Picasso, Matisse, Miró - graphics
14 November – 12 December 2004
Rarely do we have the opportunity to encounter works of world art, works by artists who have set the trends and canons of an entire era.
Such an artist is undoubtedly Pablo Picasso, and he is not inferior at all to Henri Matisse and Joan Miró. That is why it is worth taking the opportunity to commune with the graphics of these authors during the exhibition in Stalowa Wola.
The exhibition includes 80 works by three of the greatest masters of 20th-century art.
PABLO PICASSO (1881-1973). Spanish painter and sculptor. One of the most significant artists of the 20th century, an artist whose name has become widely perceived as synonymous with extreme manifestations of modern art. Co-founder of Cubism, which is considered to be the highest artistic achievement and the foundation for the development of all modern art.
HENRI MATISSE (1869-1954), French painter and printmaker; co-founder of Fauvism.

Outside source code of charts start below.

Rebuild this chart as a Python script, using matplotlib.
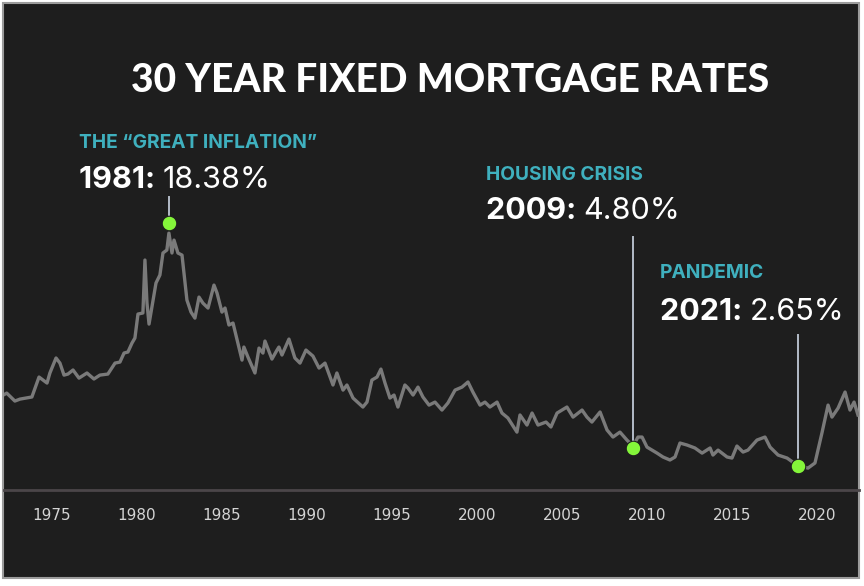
import matplotlib.pyplot as plt
from matplotlib.patches import Rectangle

# 30 year fixed mortgage rate
years = [1972.14, 1972.34, 1972.82, 1973.12, 1973.82, 1974.24, 1974.71, 1974.88,
         1975.24, 1975.47, 1975.71, 1975.94, 1976.24, 1976.59, 1977.06, 1977.47,
         1977.82, 1978.29, 1978.71, 1979.00, 1979.24, 1979.47, 1979.71, 1979.88,
         1980.06, 1980.35, 1980.47, 1980.59, 1980.71, 1981.12, 1981.35, 1981.53,
         1981.76, 1981.88, 1982.06, 1982.18, 1982.41, 1982.65, 1982.94, 1983.18,
         1983.41, 1983.65, 1983.88, 1984.18, 1984.53, 1984.71, 1985.00, 1985.18,
         1985.41, 1985.65, 1986.18, 1986.29, 1986.53, 1986.94, 1987.18, 1987.41,
         1987.53, 1987.94, 1988.24, 1988.35, 1988.53, 1988.94, 1989.29, 1989.59,
         1989.94, 1990.35, 1990.71, 1991.06, 1991.53, 1991.76, 1992.12, 1992.35,
         1992.71, 1993.29, 1993.53, 1993.82, 1994.12, 1994.35, 1994.59, 1994.88,
         1995.12, 1995.35, 1995.76, 1995.94, 1996.24, 1996.53, 1996.82, 1997.18,
         1997.53, 1997.94, 1998.29, 1998.71, 1999.12, 1999.47, 1999.76, 2000.18,
         2000.47, 2000.76, 2001.18, 2001.47, 2001.82, 2002.35, 2002.53, 2002.94,
         2003.24, 2003.59, 2004.06, 2004.35, 2004.71, 2005.29, 2005.65, 2006.18,
         2006.47, 2006.76, 2007.24, 2007.65, 2008.00, 2008.41, 2008.82, 2009.18,
         2009.47, 2009.71, 2010.00, 2010.59, 2010.94, 2011.35, 2011.65, 2011.94,
         2012.35, 2012.82, 2013.24, 2013.71, 2013.88, 2014.18, 2014.71, 2015.00,
         2015.29, 2015.65, 2015.94, 2016.47, 2016.94, 2017.24, 2017.71, 2018.24,
         2018.82, 2019.47, 2019.88, 2020.29, 2020.65, 2020.88, 2021.24, 2021.65,
         2021.94, 2022.18, 2022.41]
rates = [7.40, 7.53, 7.00, 7.13, 7.27, 8.60, 8.20, 8.87,
         9.87, 9.53, 8.73, 8.80, 9.07, 8.53, 8.87, 8.47,
         8.73, 8.80, 9.53, 9.60, 10.20, 10.27, 10.87, 11.20,
         12.80, 12.87, 16.40, 13.53, 12.13, 14.87, 15.40, 16.87,
         17.07, 18.20, 16.87, 17.73, 16.87, 16.73, 13.73, 12.93,
         12.53, 13.93, 13.53, 13.20, 14.73, 14.20, 12.93, 13.20,
         12.07, 12.20, 9.73, 10.60, 9.93, 8.87, 10.53, 10.20,
         11.00, 9.80, 10.40, 10.60, 10.07, 11.13, 9.87, 9.53,
         10.40, 10.00, 9.20, 9.53, 8.07, 8.87, 7.73, 8.07,
         7.20, 6.60, 6.93, 8.40, 8.60, 9.13, 8.20, 7.20,
         7.40, 6.60, 8.07, 7.87, 7.40, 7.93, 7.27, 6.73,
         6.93, 6.40, 6.87, 7.73, 7.93, 8.27, 7.60, 6.73,
         6.93, 6.60, 6.93, 6.20, 5.87, 4.93, 6.07, 5.40,
         6.20, 5.40, 5.60, 5.27, 6.20, 6.60, 5.93, 6.40,
         5.93, 5.60, 6.27, 5.07, 4.60, 4.93, 4.40, 4.00,
         4.60, 4.60, 3.93, 3.53, 3.27, 3.07, 3.27, 4.20,
         4.07, 3.87, 3.53, 3.87, 3.40, 3.73, 3.27, 3.20,
         4.00, 3.60, 3.73, 4.40, 4.60, 3.93, 3.40, 3.20,
         2.73, 2.53, 2.87, 4.87, 6.73, 5.93, 6.53, 7.60,
         6.40, 6.93, 6.07]

# highlighted points
event_x = [1981.88, 2009.18, 2018.88]
event_y = [18.87, 3.87, 2.67]
event_top = [20.6, 17.93, 11.4]
event_names = ['THE \u201cGREAT INFLATION\u201d', 'HOUSING CRISIS', 'PANDEMIC']
event_years = ['1981:', '2009:', '2021:']
event_values = ['18.38%', '4.80%', '2.65%']
# label positions in pixels (left, name baseline, value baseline)
label_px = [(79, 148, 188), (486, 180, 219), (660, 278, 320)]

tick_years = [1975, 1980, 1985, 1990, 1995, 2000, 2005, 2010, 2015, 2020]

W, H = 864, 586
bg = '#1e1e1e'
fig = plt.figure(figsize=(W / 100, H / 100), dpi=100, facecolor='white')
fig.patches.append(Rectangle((3 / W, 8 / H), 856 / W, 575 / H, transform=fig.transFigure,
                             facecolor=bg, edgecolor='#9c9c9c', lw=1.5, zorder=-10))

ax = fig.add_axes([4 / W, 96 / H, 855 / W, 390 / H])
ax.set_zorder(1)
ax.patch.set_alpha(0)
ax.plot(years, rates, color='#7a7a7a', lw=2.4, solid_joinstyle='round', zorder=2)

for x, y, top in zip(event_x, event_y, event_top):
    ax.plot([x, x], [y, top], color='#b4bcc8', lw=1.4, zorder=3)
ax.scatter(event_x, event_y, s=110, color='#84f53a', edgecolor='#1e1e1e', lw=0.8, zorder=4)

ax.set_xlim(1972.18, 2022.47)
ax.set_ylim(1.07, 27.07)
ax.set_xticks(tick_years)
ax.set_xticklabels([str(t) for t in tick_years], family=['Liberation Sans Narrow', 'DejaVu Sans'],
                   fontsize=11, color='#d4d4d4')
ax.tick_params(axis='x', length=0, pad=13)
ax.set_yticks([])
for s in ['top', 'left', 'right']:
    ax.spines[s].set_visible(False)
ax.spines['bottom'].set_color('#4b4649')
ax.spines['bottom'].set_linewidth(2)

fig.text(450 / W, 1 - 92 / H, '30 YEAR FIXED MORTGAGE RATES', ha='center', va='baseline',
         family='Lato', weight='black', fontsize=28, color='white')

for (lx, ny, vy), name, yr, val in zip(label_px, event_names, event_years, event_values):
    fig.text(lx / W, 1 - ny / H, name, ha='left', va='baseline', family='Inter',
             weight='bold', fontsize=13.8, color='#3fb0be')
    t = fig.text(lx / W, 1 - vy / H, yr + ' ', ha='left', va='baseline', family='Inter',
                 weight='bold', fontsize=22, color='white')
    fig.canvas.draw()
    bb = t.get_window_extent()
    fig.text(bb.x1 / W, 1 - vy / H, val, ha='left', va='baseline', family='Inter',
             weight='normal', fontsize=22, color='white')

fig.savefig('out.png', dpi=100, facecolor='white')
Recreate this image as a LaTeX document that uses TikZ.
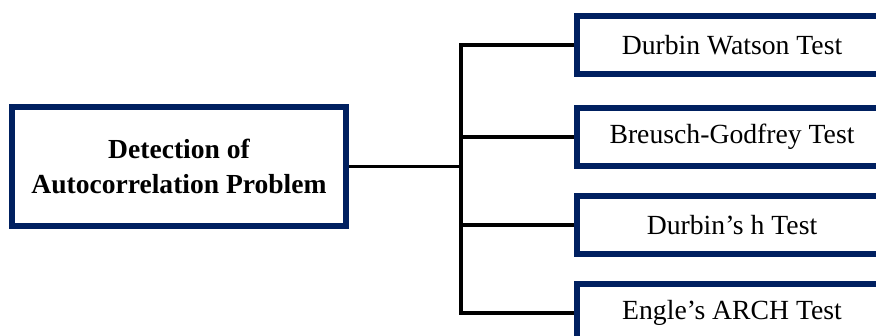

He combined the teachings of the old masters and inspirations drawn from African art to create Fauvism, one of the most interesting trends in 20th-century painting, contemporary with Cubism but less constrained than it by intellectual patterns.
JOAN MIRÓ (1893-1983), Spanish painter, printmaker and sculptor. Miró’s style combines elements of surrealism, organic abstraction with the use of graphic signs sometimes reminiscent of primitive art (primitivism) and children’s drawings. The synthesis of form is combined with a rich imagination and sense of humour, as well as a peculiar moodiness.